Exercise details:
Reproduce the listing below exactly, minus its pictures.

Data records
- - - - -
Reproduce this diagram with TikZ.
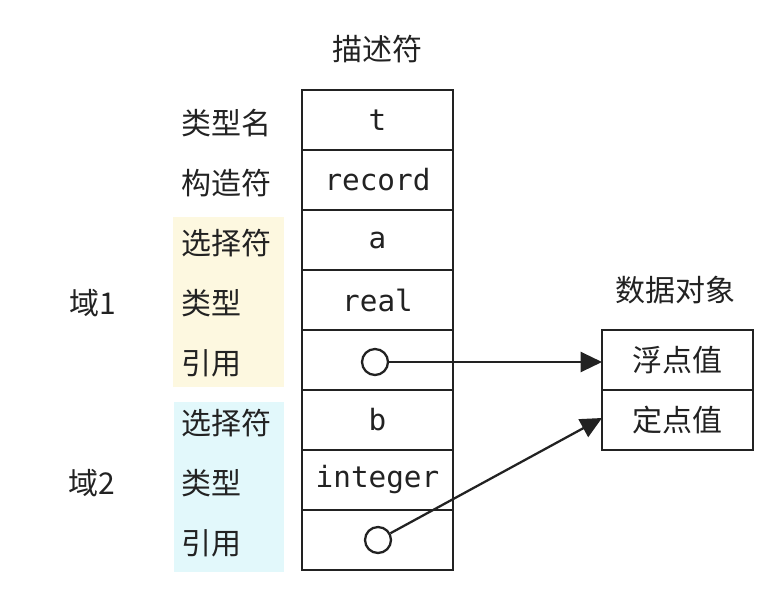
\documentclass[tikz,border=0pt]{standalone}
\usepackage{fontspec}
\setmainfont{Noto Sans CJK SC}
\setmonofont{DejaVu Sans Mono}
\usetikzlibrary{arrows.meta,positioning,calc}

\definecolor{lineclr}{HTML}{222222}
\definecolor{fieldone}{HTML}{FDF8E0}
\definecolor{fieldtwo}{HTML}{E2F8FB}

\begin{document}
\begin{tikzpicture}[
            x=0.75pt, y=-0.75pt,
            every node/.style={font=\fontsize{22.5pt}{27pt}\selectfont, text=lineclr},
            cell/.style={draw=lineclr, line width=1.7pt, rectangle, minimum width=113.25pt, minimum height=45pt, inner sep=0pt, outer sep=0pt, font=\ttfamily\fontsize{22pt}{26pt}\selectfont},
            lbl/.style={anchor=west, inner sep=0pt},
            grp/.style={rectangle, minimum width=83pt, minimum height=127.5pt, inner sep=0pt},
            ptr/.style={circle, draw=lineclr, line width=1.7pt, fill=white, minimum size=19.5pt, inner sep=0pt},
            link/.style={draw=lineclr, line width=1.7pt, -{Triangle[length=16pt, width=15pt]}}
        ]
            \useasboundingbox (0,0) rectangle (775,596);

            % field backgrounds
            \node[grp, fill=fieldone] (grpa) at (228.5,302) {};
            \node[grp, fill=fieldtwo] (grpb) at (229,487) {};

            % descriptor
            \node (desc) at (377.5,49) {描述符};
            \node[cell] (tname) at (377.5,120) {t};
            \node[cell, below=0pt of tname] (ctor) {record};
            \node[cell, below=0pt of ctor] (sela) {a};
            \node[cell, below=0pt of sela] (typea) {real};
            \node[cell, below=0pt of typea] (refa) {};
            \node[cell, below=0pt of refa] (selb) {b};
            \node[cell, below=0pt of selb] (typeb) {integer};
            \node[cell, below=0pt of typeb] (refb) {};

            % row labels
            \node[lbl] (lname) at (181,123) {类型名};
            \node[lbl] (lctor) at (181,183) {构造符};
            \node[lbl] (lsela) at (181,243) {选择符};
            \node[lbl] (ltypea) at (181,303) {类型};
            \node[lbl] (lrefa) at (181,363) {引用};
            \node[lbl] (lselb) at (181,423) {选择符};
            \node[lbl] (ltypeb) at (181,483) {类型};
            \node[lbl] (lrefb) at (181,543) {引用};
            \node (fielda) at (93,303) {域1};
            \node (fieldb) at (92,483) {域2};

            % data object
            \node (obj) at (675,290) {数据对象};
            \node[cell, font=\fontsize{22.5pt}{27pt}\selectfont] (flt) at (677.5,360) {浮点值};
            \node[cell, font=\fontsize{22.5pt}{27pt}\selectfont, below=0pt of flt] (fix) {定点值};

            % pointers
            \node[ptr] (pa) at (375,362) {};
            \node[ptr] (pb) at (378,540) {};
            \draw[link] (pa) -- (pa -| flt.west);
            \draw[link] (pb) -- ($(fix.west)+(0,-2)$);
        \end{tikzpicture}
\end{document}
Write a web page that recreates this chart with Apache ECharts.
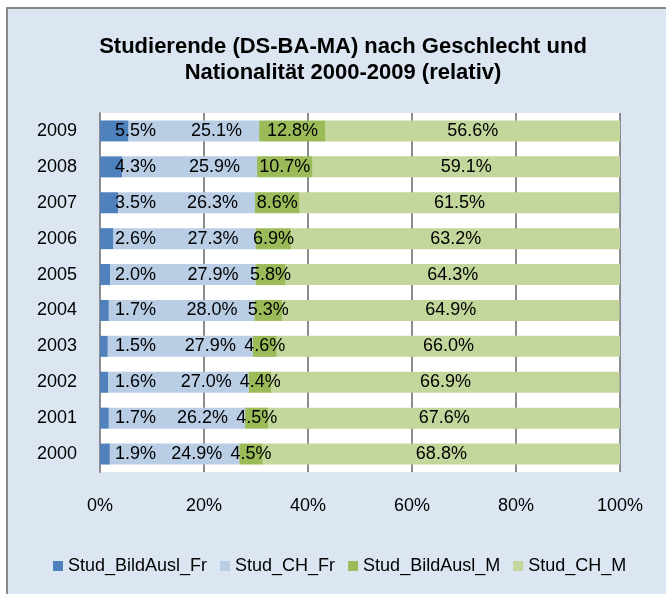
- - - - -
Exercise solution:
Reproduce this diagram with TikZ.
\documentclass[tikz,border=0pt]{standalone}
\usepackage{fontspec}
\setmainfont{Noto Sans CJK SC}
\setmonofont{DejaVu Sans Mono}
\usetikzlibrary{arrows.meta,positioning,calc}

\definecolor{lineclr}{HTML}{222222}
\definecolor{fieldone}{HTML}{FDF8E0}
\definecolor{fieldtwo}{HTML}{E2F8FB}

\begin{document}
\begin{tikzpicture}[
            x=0.75pt, y=-0.75pt,
            every node/.style={font=\fontsize{22.5pt}{27pt}\selectfont, text=lineclr},
            cell/.style={draw=lineclr, line width=1.7pt, rectangle, minimum width=113.25pt, minimum height=45pt, inner sep=0pt, outer sep=0pt, font=\ttfamily\fontsize{22pt}{26pt}\selectfont},
            lbl/.style={anchor=west, inner sep=0pt},
            grp/.style={rectangle, minimum width=83pt, minimum height=127.5pt, inner sep=0pt},
            ptr/.style={circle, draw=lineclr, line width=1.7pt, fill=white, minimum size=19.5pt, inner sep=0pt},
            link/.style={draw=lineclr, line width=1.7pt, -{Triangle[length=16pt, width=15pt]}}
        ]
            \useasboundingbox (0,0) rectangle (775,596);

            % field backgrounds
            \node[grp, fill=fieldone] (grpa) at (228.5,302) {};
            \node[grp, fill=fieldtwo] (grpb) at (229,487) {};

            % descriptor
            \node (desc) at (377.5,49) {描述符};
            \node[cell] (tname) at (377.5,120) {t};
            \node[cell, below=0pt of tname] (ctor) {record};
            \node[cell, below=0pt of ctor] (sela) {a};
            \node[cell, below=0pt of sela] (typea) {real};
            \node[cell, below=0pt of typea] (refa) {};
            \node[cell, below=0pt of refa] (selb) {b};
            \node[cell, below=0pt of selb] (typeb) {integer};
            \node[cell, below=0pt of typeb] (refb) {};

            % row labels
            \node[lbl] (lname) at (181,123) {类型名};
            \node[lbl] (lctor) at (181,183) {构造符};
            \node[lbl] (lsela) at (181,243) {选择符};
            \node[lbl] (ltypea) at (181,303) {类型};
            \node[lbl] (lrefa) at (181,363) {引用};
            \node[lbl] (lselb) at (181,423) {选择符};
            \node[lbl] (ltypeb) at (181,483) {类型};
            \node[lbl] (lrefb) at (181,543) {引用};
            \node (fielda) at (93,303) {域1};
            \node (fieldb) at (92,483) {域2};

            % data object
            \node (obj) at (675,290) {数据对象};
            \node[cell, font=\fontsize{22.5pt}{27pt}\selectfont] (flt) at (677.5,360) {浮点值};
            \node[cell, font=\fontsize{22.5pt}{27pt}\selectfont, below=0pt of flt] (fix) {定点值};

            % pointers
            \node[ptr] (pa) at (375,362) {};
            \node[ptr] (pb) at (378,540) {};
            \draw[link] (pa) -- (pa -| flt.west);
            \draw[link] (pb) -- ($(fix.west)+(0,-2)$);
        \end{tikzpicture}
\end{document}
Write a web page that recreates this chart with Apache ECharts.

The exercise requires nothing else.